- Music: The Seekers
- Lyrics: The Seekers
- Book: Patrick Edgeworth
- Premiere: 15 December 2015: Her Majesty's Theatre, Melbourne
- Productions: 2015 Melbourne; 2016 Sydney; 2025 New Zealand;

= Georgy Girl (musical) =

Georgy Girl – The Seekers Musical is a biographical jukebox musical about the Australian 1960s pop quartet The Seekers, written by Patrick Edgeworth. It incorporates songs associated with The Seekers, such as "Morningtown Ride", "I'll Never Find Another You", "The Carnival is Over", "A World of Our Own" and "Georgy Girl". It also includes several pop songs by other artists, including Tom Jones's "It's Not Unusual" and Bessie Smith's "Mama's Got the Blues".

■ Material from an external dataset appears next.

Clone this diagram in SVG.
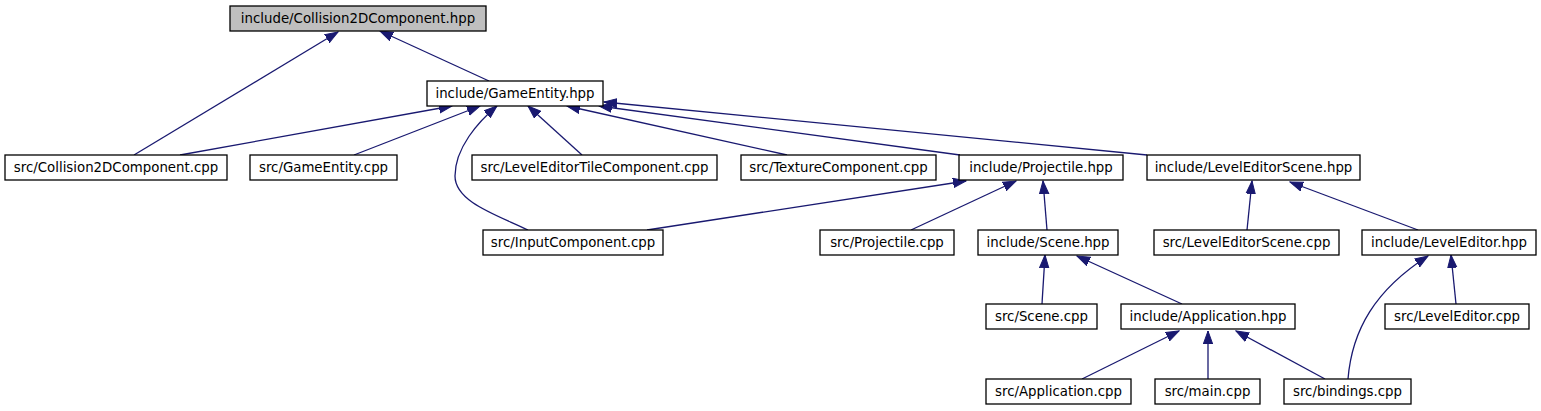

Writer Patrick Edgeworth had a personal connection to the material, in that his brother, Ron Edgeworth, was married to Judith Durham, who was The Seekers' lead singer from 1963 to 1968.

Georgy Girl began previews at Her Majesty's Theatre in Melbourne on 15 December 2015, and had its official premiere on 22 December. The production also played at the State Theatre in Sydney from April 2016.

The New Zealand Premiere was held at the Off Broadway Theatre in Papakura 7-21 June 2025.